CalArts Attracts Notice, Money for its Foreign Art Project : Education: Institute has been presenting artists from other cultures to broaden its Euro-American tradition.
Last month, the Irvine Foundation gave $700,000 to CalArts. It was by no means the largest grant the Valencia art school has received, but it came as an important vote of confidence for a grand adventure CalArts set out on a year ago.
In awarding the money, the Irvine Foundation singled out CalArts’ recent efforts to bring Asian, African and Latin American artists to Los Angeles. The school, through its Intercultural Arts Project, has been trying to attract foreign artists to perform and teach on campus.
Cross-cultural teaching was popular back in the 1960s, but CalArts has hopes that its experiment redux will produce revolutionary results. During the past year, the school has hosted, among other groups, a choir of Tibetan monks, the Peking Opera Troupe, three Soviet animators and an Indonesian dance troupe. Some of these groups stayed for only one night’s performance; others remained to work with CalArts students.
“I would hope that for various students, this can give them a greatly broadened view, can give them resources that they have never known about in making their own art,” said Nicholas England, who runs the intercultural project. “I don’t think it’s crazy to say that in 25 or 30 years, something very different can come from these types of experiences.”
Eclecticism is a tradition at CalArts, but when the project was started last fall by incoming president Steven Lavine, it was not universally welcomed. Students and faculty argued that they already had enough to study and teach. Some worried that the intercultural project would draw money away from other, more basic programs.
“As a new president starting a new program, people here looked around and said, ‘What’s he up to?’ ” Lavine said.
In its inaugural year, the project’s two dozen or so performances were received with mixed emotions. A modicum of suspicion lingered as some events attracted large audiences and some didn’t.
“You can’t force things on people,” England said, “especially not on artists.”
But enthusiasm for the project is growing.
“I actually think it’s gone pretty well,” said Crystine Lawson, dean of the dance school, who expressed concerns a year ago. “We still need to get it more into our curriculum. It’s a question of moving from just performances into meaningful workshops.”
And the intercultural project attracted the Irvine Foundation’s attention. The foundation awards money to CalArts every year, but this year’s grant was larger than usual and tied directly to the intercultural project.

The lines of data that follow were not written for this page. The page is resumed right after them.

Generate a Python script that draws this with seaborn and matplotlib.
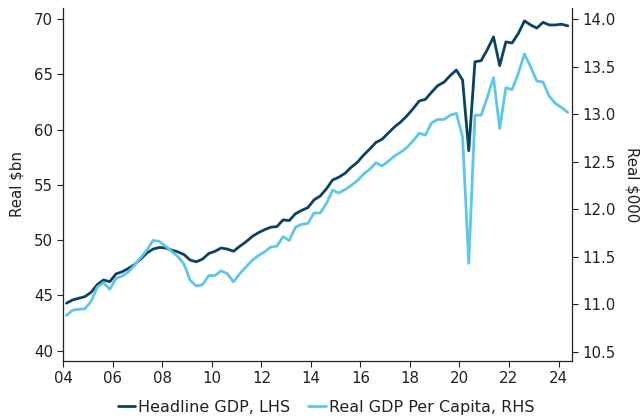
import numpy as np
import pandas as pd
import matplotlib
matplotlib.use("Agg")
import matplotlib.pyplot as plt
import seaborn as sns

# Quarterly, 2004Q1 .. 2024Q2
years = list(range(2004, 2025))
headline_gdp = [
    44.3, 44.6, 44.75, 44.9,
    45.3, 46.0, 46.4, 46.25,
    46.95, 47.15, 47.45, 47.8,
    48.3, 48.85, 49.2, 49.35,
    49.3, 49.1, 48.95, 48.7,
    48.2, 48.05, 48.3, 48.8,
    49.0, 49.3, 49.2, 49.0,
    49.45, 49.85, 50.33, 50.68,
    50.95, 51.18, 51.23, 51.84,
    51.78, 52.4, 52.7, 52.95,
    53.65, 54.0, 54.65, 55.45,
    55.7, 56.05, 56.6, 57.05,
    57.7, 58.25, 58.85, 59.14,
    59.7, 60.25, 60.7, 61.25,
    61.9, 62.6, 62.75, 63.4,
    64.0, 64.3, 64.9, 65.4,
    64.5, 58.1, 66.15, 66.25,
    67.25, 68.4, 65.8, 67.95,
    67.85, 68.7, 69.85, 69.48,
    69.2, 69.72, 69.48, 69.48,
    69.55, 69.4,
]
gdp_per_capita = [
    10.88, 10.935, 10.945, 10.95,
    11.03, 11.18, 11.225, 11.155,
    11.27, 11.295, 11.34, 11.41,
    11.49, 11.57, 11.67, 11.66,
    11.61, 11.555, 11.50, 11.42,
    11.25, 11.19, 11.205, 11.30,
    11.30, 11.35, 11.32, 11.235,
    11.32, 11.39, 11.46, 11.51,
    11.55, 11.60, 11.61, 11.71,
    11.67, 11.81, 11.84, 11.85,
    11.96, 11.96, 12.06, 12.20,
    12.17, 12.205, 12.25, 12.30,
    12.37, 12.42, 12.49, 12.455,
    12.505, 12.56, 12.60, 12.65,
    12.72, 12.80, 12.78, 12.91,
    12.945, 12.945, 12.99, 13.01,
    12.76, 11.43, 12.99, 12.99,
    13.18, 13.385, 12.85, 13.28,
    13.26, 13.43, 13.635, 13.50,
    13.35, 13.34, 13.19, 13.115,
    13.07, 13.02,
]
x_tick_years = [2004, 2006, 2008, 2010, 2012, 2014, 2016, 2018, 2020, 2022, 2024]
x_tick_labels = ["04", "06", "08", "10", "12", "14", "16", "18", "20", "22", "24"]
left_ticks = [40, 45, 50, 55, 60, 65, 70]
right_ticks = [10.5, 11.0, 11.5, 12.0, 12.5, 13.0, 13.5, 14.0]

n = len(headline_gdp)
t = [years[0] + (i + 0.5) / 4 for i in range(n)]
df = pd.DataFrame({"t": t, "headline": headline_gdp, "percap": gdp_per_capita})

sns.set_style("ticks")
plt.rcParams["font.family"] = ["DejaVu Sans"]
text_color = "#222222"

dark = "#0a4266"
light = "#5bc7ea"

fig = plt.figure(figsize=(6.43, 4.19), dpi=100)
ax = fig.add_axes([0.0985, 0.1384, 0.889 - 0.0985, 0.981 - 0.1384])
ax2 = ax.twinx()

sns.lineplot(data=df, x="t", y="headline", ax=ax, color=dark, linewidth=2.0,
             label="Headline GDP, LHS", legend=False)
sns.lineplot(data=df, x="t", y="percap", ax=ax2, color=light, linewidth=2.0,
             label="Real GDP Per Capita, RHS", legend=False)

ax.set_xlim(2004.0, 2024.53)
ax.set_ylim(39.07, 71.02)
ax2.set_ylim(10.40, 14.12)

ax.set_xticks(x_tick_years)
ax.set_xticklabels(x_tick_labels)
ax.set_yticks(left_ticks)
ax.set_yticklabels([str(v) for v in left_ticks])
ax2.set_yticks(right_ticks)
ax2.set_yticklabels([f"{v:.1f}" for v in right_ticks])

ax.set_xlabel("")
ax.set_ylabel("Real $bn", fontsize=10.8, color=text_color, labelpad=7)
ax2.set_ylabel("Real $000", fontsize=10.8, color=text_color, rotation=270, labelpad=17)

for a in (ax, ax2):
    a.tick_params(axis="both", labelsize=10.8, colors=text_color, length=4, width=0.8)
    for s in a.spines.values():
        s.set_color("#222222")
        s.set_linewidth(0.9)
    a.spines["top"].set_visible(False)
ax.spines["right"].set_visible(False)
ax2.spines["left"].set_visible(False)
ax2.spines["bottom"].set_visible(False)

h1, l1 = ax.get_legend_handles_labels()
h2, l2 = ax2.get_legend_handles_labels()
fig.legend(h1 + h2, l1 + l2, loc="center", bbox_to_anchor=(0.507, 0.028), ncol=2,
           frameon=False, fontsize=11.5, handlelength=1.1, handletextpad=0.2,
           columnspacing=1.1, labelcolor=text_color)

fig.savefig("out.png", dpi=100)
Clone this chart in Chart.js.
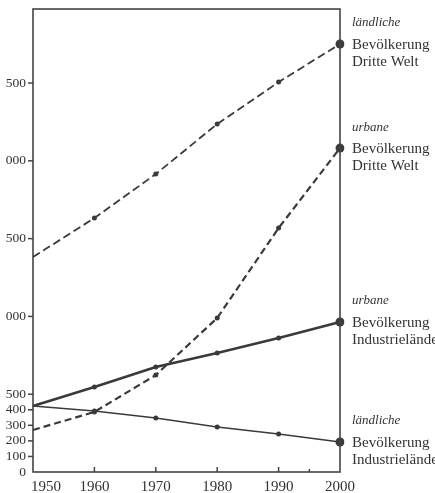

“Our own strongest focus is in the area of multicultural involvement,” said Jon Orders, a program officer for the foundation. Orders was, until recently, a vice president at CalArts.
The grant represents a significant amount of money for a school that received almost $3.5 million in gifts and government grants last year. The Irvine Foundation money will be divided among scholarships for minority students, general scholarships and funds for visiting artists and the intercultural project.
“We know we’ve got the money,” said Elaine Wintman, a CalArts fund-raiser. “Now when something really incredible comes along, we can say, ‘Yes, let’s go for it.’ ”
As the project progresses, England and Lavine hope that CalArts’ individual schools--for instance, the School of Dance and the School of Theater--will become more involved. They hope the individual schools will join with the intercultural project by combining their own “visiting artists” money with the project’s funds to invite more guest teachers.
“The idea is very much on the minds of everybody here now,” England said. “This is definitely something for the future.”